PROBLEM TO WORK ON:
Exclude images, then output the remaining data verbatim.

[Start SOURCE DATA]

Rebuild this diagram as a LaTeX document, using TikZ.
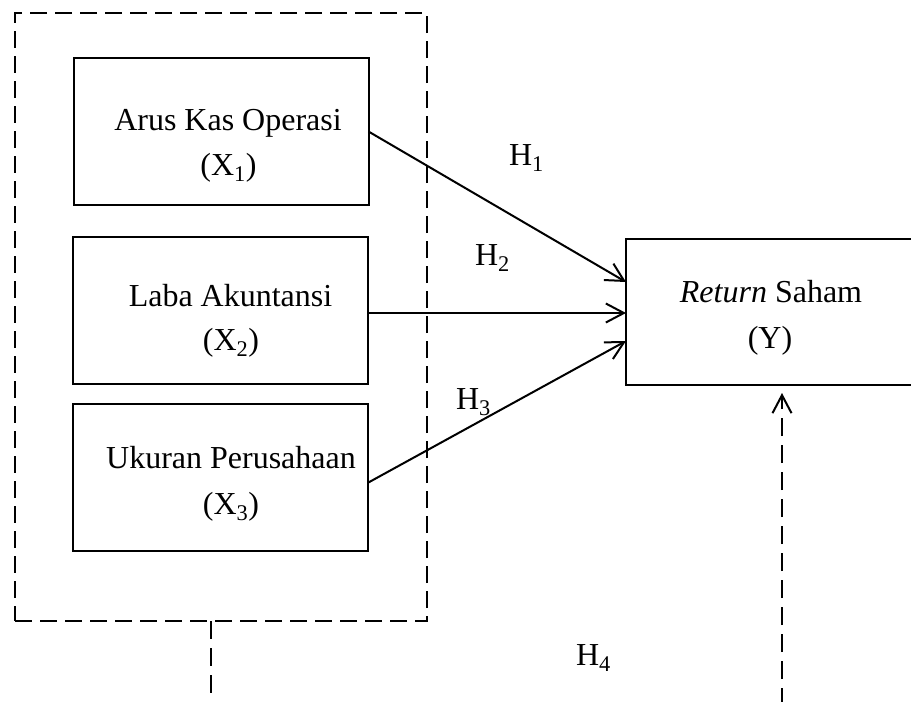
\documentclass[tikz,border=0pt]{standalone}
\usepackage{fontspec}
\setmainfont{Liberation Serif}
\usetikzlibrary{arrows.meta}
\begin{document}
\begin{tikzpicture}[x=1pt,y=-1pt,
  every node/.style={inner sep=0pt, outer sep=0pt},
  varbox/.style={draw, line width=2pt, minimum width=295pt, minimum height=147pt},
  grpbox/.style={draw, line width=2pt, dash pattern=on 17pt off 8pt, minimum width=412pt, minimum height=608pt},
  txt/.style={anchor=base, font=\fontsize{32}{40}\selectfont},
  hlab/.style={anchor=base west, font=\fontsize{32}{40}\selectfont},
  arr/.style={line width=2pt, -{Straight Barb[length=18pt,width=19pt]}},
  dashline/.style={line width=2pt, dash pattern=on 18pt off 9pt},
]
\useasboundingbox (0,0) rectangle (911,702);
\clip (0,0) rectangle (911,702);
% group
\node[grpbox] (grp) at (221,317) {};
% boxes
\node[varbox] (b1) at (221,131.5) {};
\node[varbox] (b2) at (220.5,310) {};
\node[varbox] (b3) at (220,477.5) {};
\node[draw, line width=2pt, minimum width=290pt, minimum height=146pt] (rb) at (771,312) {};
% texts
\node[txt] (t1a) at (228,130) {Arus Kas Operasi};
\node[txt] (t1b) at (228.5,175) {(X\textsubscript{1})};
\node[txt] (t2a) at (230.5,306) {Laba Akuntansi};
\node[txt] (t2b) at (231,350) {(X\textsubscript{2})};
\node[txt] (t3a) at (231,468) {Ukuran Perusahaan};
\node[txt] (t3b) at (231,514) {(X\textsubscript{3})};
\node[txt] (tya) at (771,302) {\textit{Return} Saham};
\node[txt] (tyb) at (770,348) {(Y)};
% connectors
\draw[arr] (b1.east) -- ([yshift=30pt]rb.west);
\draw[arr] ([yshift=-3pt]b2.east) -- ([yshift=-3pt]b2.east -| rb.west);
\draw[arr] ([yshift=-5.5pt]b3.east) -- ([yshift=-29pt]rb.west);
% labels
\node[hlab] (h1) at (509,165) {H\textsubscript{1}};
\node[hlab] (h2) at (475,265) {H\textsubscript{2}};
\node[hlab] (h3) at (456,409) {H\textsubscript{3}};
\node[hlab] (h4) at (576,665) {H\textsubscript{4}};
% dashed links
\coordinate (dl) at (211,706);
\coordinate (dr) at (782,706);
\draw[dashline] (grp.south -| dl) -- (dl);
\draw[dashline, -{Straight Barb[length=18pt,width=19pt]}, shorten >=8pt] (dr) -- (dr |- rb.south);
\end{tikzpicture}
\end{document}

[End SOURCE DATA]

THE SOLUTION:
Rebuild this diagram as a LaTeX document, using TikZ.
\documentclass[tikz,border=0pt]{standalone}
\usepackage{fontspec}
\setmainfont{Liberation Serif}
\usetikzlibrary{arrows.meta}
\begin{document}
\begin{tikzpicture}[x=1pt,y=-1pt,
  every node/.style={inner sep=0pt, outer sep=0pt},
  varbox/.style={draw, line width=2pt, minimum width=295pt, minimum height=147pt},
  grpbox/.style={draw, line width=2pt, dash pattern=on 17pt off 8pt, minimum width=412pt, minimum height=608pt},
  txt/.style={anchor=base, font=\fontsize{32}{40}\selectfont},
  hlab/.style={anchor=base west, font=\fontsize{32}{40}\selectfont},
  arr/.style={line width=2pt, -{Straight Barb[length=18pt,width=19pt]}},
  dashline/.style={line width=2pt, dash pattern=on 18pt off 9pt},
]
\useasboundingbox (0,0) rectangle (911,702);
\clip (0,0) rectangle (911,702);
% group
\node[grpbox] (grp) at (221,317) {};
% boxes
\node[varbox] (b1) at (221,131.5) {};
\node[varbox] (b2) at (220.5,310) {};
\node[varbox] (b3) at (220,477.5) {};
\node[draw, line width=2pt, minimum width=290pt, minimum height=146pt] (rb) at (771,312) {};
% texts
\node[txt] (t1a) at (228,130) {Arus Kas Operasi};
\node[txt] (t1b) at (228.5,175) {(X\textsubscript{1})};
\node[txt] (t2a) at (230.5,306) {Laba Akuntansi};
\node[txt] (t2b) at (231,350) {(X\textsubscript{2})};
\node[txt] (t3a) at (231,468) {Ukuran Perusahaan};
\node[txt] (t3b) at (231,514) {(X\textsubscript{3})};
\node[txt] (tya) at (771,302) {\textit{Return} Saham};
\node[txt] (tyb) at (770,348) {(Y)};
% connectors
\draw[arr] (b1.east) -- ([yshift=30pt]rb.west);
\draw[arr] ([yshift=-3pt]b2.east) -- ([yshift=-3pt]b2.east -| rb.west);
\draw[arr] ([yshift=-5.5pt]b3.east) -- ([yshift=-29pt]rb.west);
% labels
\node[hlab] (h1) at (509,165) {H\textsubscript{1}};
\node[hlab] (h2) at (475,265) {H\textsubscript{2}};
\node[hlab] (h3) at (456,409) {H\textsubscript{3}};
\node[hlab] (h4) at (576,665) {H\textsubscript{4}};
% dashed links
\coordinate (dl) at (211,706);
\coordinate (dr) at (782,706);
\draw[dashline] (grp.south -| dl) -- (dl);
\draw[dashline, -{Straight Barb[length=18pt,width=19pt]}, shorten >=8pt] (dr) -- (dr |- rb.south);
\end{tikzpicture}
\end{document}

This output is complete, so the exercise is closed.